- **The problem**:
Go through the lines below. Copy those with "that".

***

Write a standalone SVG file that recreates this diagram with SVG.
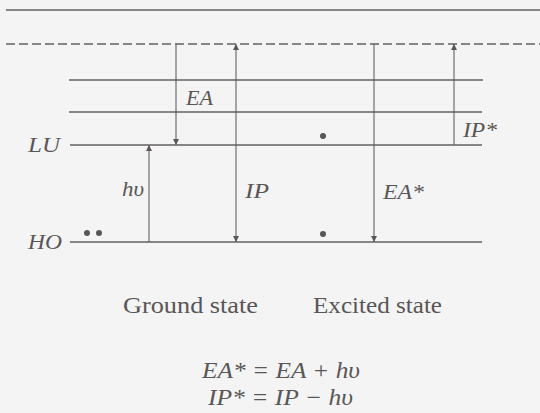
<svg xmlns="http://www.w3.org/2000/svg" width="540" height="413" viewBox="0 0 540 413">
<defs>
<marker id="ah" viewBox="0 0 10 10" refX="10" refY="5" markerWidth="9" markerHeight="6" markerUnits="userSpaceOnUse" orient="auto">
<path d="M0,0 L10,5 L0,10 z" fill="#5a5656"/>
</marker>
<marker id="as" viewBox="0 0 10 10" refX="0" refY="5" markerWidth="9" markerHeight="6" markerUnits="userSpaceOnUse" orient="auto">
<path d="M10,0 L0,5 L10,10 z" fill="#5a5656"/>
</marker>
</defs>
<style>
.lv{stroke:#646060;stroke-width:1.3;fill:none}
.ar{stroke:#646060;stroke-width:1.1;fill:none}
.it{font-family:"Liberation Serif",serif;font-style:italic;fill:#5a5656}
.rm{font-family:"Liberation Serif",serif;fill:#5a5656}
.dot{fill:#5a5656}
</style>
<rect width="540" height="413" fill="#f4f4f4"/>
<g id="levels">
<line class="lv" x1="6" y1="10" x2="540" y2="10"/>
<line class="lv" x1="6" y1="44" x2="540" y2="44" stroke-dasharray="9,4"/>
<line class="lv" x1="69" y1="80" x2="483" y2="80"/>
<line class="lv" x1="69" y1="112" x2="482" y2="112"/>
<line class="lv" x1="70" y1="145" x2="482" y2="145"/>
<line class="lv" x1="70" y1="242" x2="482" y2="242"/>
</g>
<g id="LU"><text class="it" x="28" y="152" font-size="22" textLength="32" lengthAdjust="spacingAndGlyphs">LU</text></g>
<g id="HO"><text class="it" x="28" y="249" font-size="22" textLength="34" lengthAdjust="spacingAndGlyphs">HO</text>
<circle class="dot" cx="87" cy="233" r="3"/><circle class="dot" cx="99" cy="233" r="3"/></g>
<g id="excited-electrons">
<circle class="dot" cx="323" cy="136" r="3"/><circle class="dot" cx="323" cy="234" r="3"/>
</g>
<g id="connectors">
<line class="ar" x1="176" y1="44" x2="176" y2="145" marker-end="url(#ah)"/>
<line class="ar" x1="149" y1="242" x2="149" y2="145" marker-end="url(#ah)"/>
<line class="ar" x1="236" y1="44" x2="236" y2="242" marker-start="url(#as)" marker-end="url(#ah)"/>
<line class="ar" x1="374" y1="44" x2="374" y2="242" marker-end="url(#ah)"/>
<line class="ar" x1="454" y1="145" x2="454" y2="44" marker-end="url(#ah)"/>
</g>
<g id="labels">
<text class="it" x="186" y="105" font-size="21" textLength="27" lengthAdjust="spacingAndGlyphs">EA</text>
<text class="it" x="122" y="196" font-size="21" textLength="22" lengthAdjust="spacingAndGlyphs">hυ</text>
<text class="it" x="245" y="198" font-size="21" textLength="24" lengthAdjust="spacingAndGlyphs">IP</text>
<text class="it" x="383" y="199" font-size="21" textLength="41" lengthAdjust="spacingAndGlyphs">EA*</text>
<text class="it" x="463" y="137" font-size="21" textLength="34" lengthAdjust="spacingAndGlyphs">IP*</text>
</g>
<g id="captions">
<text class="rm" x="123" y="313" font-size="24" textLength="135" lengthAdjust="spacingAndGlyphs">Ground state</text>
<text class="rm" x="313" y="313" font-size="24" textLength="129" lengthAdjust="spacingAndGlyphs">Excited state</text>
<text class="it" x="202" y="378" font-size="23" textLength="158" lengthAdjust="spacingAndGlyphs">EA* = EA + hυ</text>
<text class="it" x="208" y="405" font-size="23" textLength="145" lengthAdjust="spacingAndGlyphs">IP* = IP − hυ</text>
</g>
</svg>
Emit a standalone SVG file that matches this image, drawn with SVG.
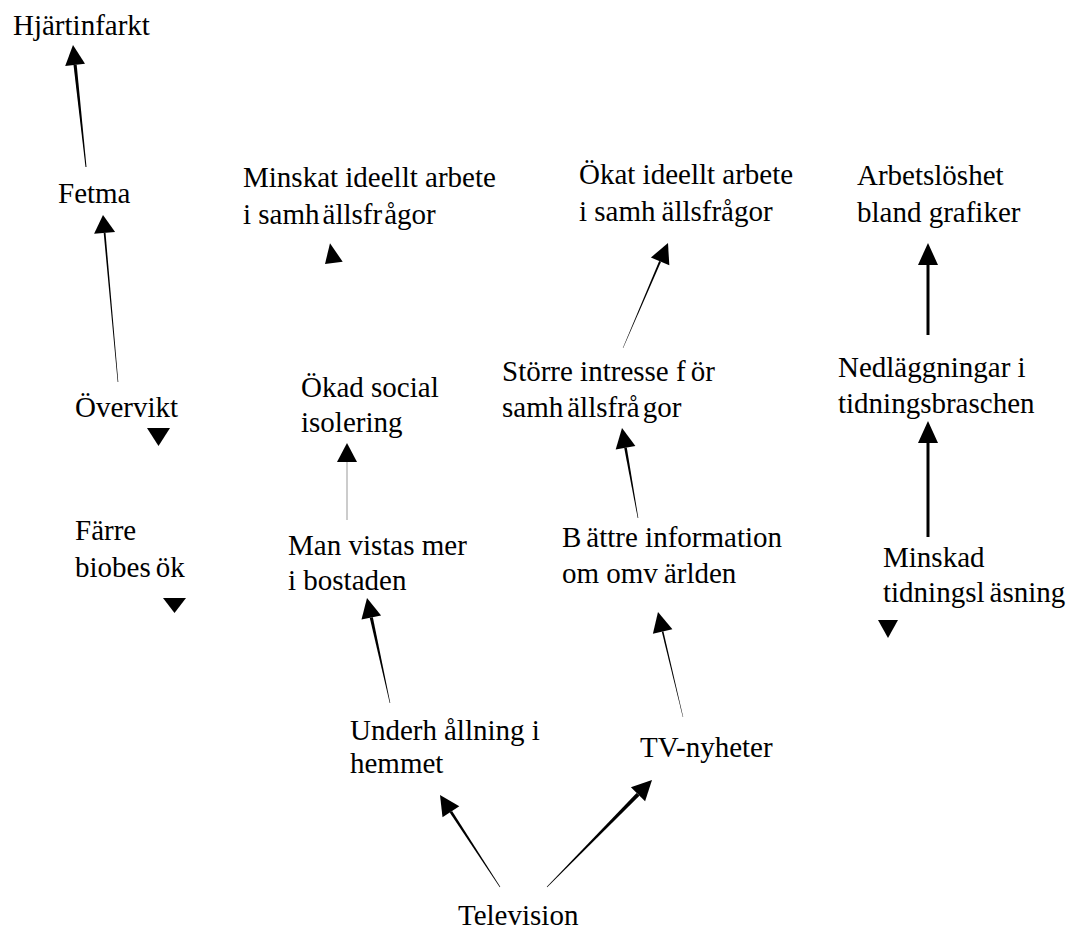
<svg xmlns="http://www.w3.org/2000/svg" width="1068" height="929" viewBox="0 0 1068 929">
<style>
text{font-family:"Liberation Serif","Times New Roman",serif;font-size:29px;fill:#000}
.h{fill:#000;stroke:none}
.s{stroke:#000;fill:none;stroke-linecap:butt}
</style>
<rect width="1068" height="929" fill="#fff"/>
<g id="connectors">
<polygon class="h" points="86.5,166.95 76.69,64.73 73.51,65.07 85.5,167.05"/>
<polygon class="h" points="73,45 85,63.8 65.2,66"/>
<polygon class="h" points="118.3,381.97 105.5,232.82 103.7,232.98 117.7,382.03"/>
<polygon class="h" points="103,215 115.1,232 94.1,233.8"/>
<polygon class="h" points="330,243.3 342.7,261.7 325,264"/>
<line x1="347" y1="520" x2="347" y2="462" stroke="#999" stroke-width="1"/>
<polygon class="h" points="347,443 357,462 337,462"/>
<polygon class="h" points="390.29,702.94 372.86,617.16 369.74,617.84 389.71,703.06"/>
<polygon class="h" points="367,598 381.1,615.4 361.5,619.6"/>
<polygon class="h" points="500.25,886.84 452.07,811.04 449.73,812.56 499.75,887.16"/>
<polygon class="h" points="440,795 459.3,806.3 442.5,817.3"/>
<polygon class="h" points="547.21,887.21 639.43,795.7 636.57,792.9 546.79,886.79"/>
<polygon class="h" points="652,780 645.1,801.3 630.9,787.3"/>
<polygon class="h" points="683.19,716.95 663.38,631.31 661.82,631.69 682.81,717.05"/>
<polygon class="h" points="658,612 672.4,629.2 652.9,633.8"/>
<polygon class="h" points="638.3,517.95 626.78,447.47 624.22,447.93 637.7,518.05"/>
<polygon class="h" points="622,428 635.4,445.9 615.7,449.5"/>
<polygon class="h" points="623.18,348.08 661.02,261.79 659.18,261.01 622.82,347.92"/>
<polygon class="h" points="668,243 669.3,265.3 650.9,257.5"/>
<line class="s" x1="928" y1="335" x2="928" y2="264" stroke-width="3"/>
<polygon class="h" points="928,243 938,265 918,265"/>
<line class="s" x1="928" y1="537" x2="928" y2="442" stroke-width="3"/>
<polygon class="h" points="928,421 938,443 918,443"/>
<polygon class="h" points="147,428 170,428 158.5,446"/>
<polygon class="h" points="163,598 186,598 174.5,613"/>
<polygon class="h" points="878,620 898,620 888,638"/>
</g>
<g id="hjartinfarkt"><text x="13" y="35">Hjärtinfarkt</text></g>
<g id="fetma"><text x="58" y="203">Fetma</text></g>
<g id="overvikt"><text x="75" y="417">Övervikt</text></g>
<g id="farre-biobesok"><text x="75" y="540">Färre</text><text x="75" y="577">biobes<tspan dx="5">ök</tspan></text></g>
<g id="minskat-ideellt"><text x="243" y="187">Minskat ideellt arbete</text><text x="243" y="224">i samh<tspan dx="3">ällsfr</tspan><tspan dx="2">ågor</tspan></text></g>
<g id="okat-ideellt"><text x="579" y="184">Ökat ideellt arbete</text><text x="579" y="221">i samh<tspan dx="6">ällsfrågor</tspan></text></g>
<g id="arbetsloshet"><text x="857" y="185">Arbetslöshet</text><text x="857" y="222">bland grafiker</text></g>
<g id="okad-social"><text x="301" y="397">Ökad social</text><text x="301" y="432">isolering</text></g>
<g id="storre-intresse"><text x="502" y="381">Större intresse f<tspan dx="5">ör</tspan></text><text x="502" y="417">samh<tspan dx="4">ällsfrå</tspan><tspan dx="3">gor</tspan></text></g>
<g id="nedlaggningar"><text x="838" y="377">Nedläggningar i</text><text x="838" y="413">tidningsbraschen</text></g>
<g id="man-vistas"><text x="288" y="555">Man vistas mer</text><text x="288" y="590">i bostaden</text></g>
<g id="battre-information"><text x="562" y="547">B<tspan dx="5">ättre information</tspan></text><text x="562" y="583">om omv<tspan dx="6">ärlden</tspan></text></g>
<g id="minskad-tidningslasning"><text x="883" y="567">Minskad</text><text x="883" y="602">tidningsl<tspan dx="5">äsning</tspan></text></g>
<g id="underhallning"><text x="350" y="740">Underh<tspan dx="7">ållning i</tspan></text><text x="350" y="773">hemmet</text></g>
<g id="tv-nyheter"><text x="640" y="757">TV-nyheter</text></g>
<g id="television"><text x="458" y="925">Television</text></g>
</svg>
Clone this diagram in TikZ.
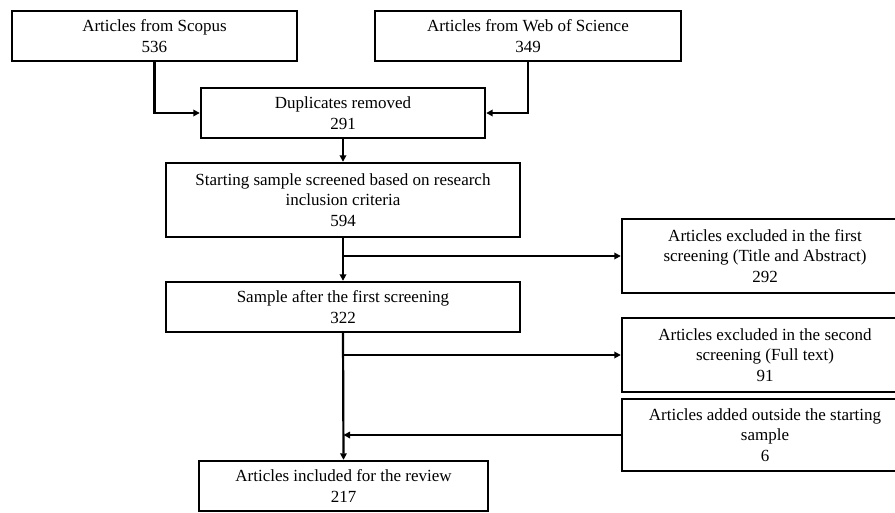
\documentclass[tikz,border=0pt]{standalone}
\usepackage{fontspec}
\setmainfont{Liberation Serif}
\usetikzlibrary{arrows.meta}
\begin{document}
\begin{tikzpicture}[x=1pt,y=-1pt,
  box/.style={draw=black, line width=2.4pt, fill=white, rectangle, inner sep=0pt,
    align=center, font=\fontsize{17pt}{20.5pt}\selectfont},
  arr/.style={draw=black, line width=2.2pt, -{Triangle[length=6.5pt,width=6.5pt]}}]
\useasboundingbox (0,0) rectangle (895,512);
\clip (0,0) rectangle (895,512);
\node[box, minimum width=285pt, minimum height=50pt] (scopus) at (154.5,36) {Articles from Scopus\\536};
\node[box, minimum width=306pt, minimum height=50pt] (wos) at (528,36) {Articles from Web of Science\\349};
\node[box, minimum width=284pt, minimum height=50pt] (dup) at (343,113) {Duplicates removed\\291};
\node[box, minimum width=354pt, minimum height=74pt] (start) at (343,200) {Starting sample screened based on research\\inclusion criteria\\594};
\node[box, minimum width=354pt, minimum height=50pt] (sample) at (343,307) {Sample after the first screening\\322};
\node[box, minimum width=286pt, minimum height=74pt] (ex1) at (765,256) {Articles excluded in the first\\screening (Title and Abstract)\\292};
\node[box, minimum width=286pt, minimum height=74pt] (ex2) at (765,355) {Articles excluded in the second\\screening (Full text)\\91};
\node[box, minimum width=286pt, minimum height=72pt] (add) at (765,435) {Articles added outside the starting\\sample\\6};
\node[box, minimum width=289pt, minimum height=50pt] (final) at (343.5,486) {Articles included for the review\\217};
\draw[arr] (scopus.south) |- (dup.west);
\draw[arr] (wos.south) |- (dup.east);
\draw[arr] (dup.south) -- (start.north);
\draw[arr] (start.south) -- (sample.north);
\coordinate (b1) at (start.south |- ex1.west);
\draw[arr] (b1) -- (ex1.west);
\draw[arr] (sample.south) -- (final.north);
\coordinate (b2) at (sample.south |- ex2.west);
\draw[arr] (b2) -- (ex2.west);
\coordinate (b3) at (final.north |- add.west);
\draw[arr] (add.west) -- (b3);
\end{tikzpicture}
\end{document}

***

- **Exercise answer**:
Write a standalone SVG file that recreates this diagram with SVG.
Emit a standalone SVG file that matches this image, drawn with SVG.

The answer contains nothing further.